Blowback Productions is an independent film and television production company founded in 1988 by Marc Levin. Along with producing partner, Daphne Pinkerson, they have made over 20 films and won numerous awards.
== Marc Levin ==
Independent filmmaker Marc Levin brings an original blend of narrative and verite techniques together in his feature films, television series, and documentaries. His Brick City TV series won the 2010 Peabody award and was nominated for an Emmy for Exceptional Merit in Nonfiction Filmmaking. His dramatic feature film, SLAM, which won the Grand Jury Prize at the Sundance Film Festival and the Camera D'Or at Cannes in 1998, received international recognition for its seamless blending of the real world with a narrative flow. Hollywood Reporter wrote, “Brace yourself for a slam-dunk of a movie, in an in-your-face cinema verite-style that makes Godard's 'Breathless' seem like a cartoon."

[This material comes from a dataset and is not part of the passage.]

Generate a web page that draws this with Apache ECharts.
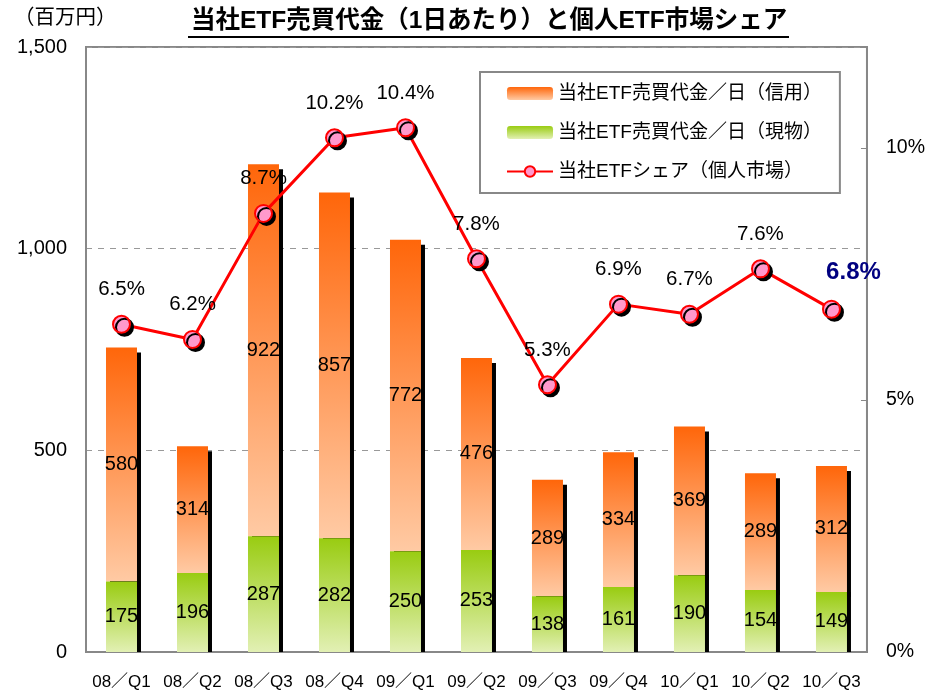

Levin’s Brick City is a ground-breaking docu-series about the city of Newark, its Mayor, Cory Booker, and the people on the frontlines of a city struggling to change. Executive produced and directed with Mark Benjamin and produced with Academy Award winner Forest Whitaker, the 5-hour series aired its first Peabody Award-winning season on the Sundance Channel in September 2009. The show also received a 2010 Golden Eagle Cine Award and was nominated for both an Emmy for Exceptional Merit in Nonfiction Filmmaking and a NAACP Image Award. The second season premiered on January 30, 2011. TV Guide wrote, “Brick City plays like a verité version of The Wire, one of TV's finest series ever. It's the ultimate reality show.” Season two of Brick City was nominated for a News and Documentary Emmy in the category "Outstanding Informational Programming - Long Form" on July 12, 2012.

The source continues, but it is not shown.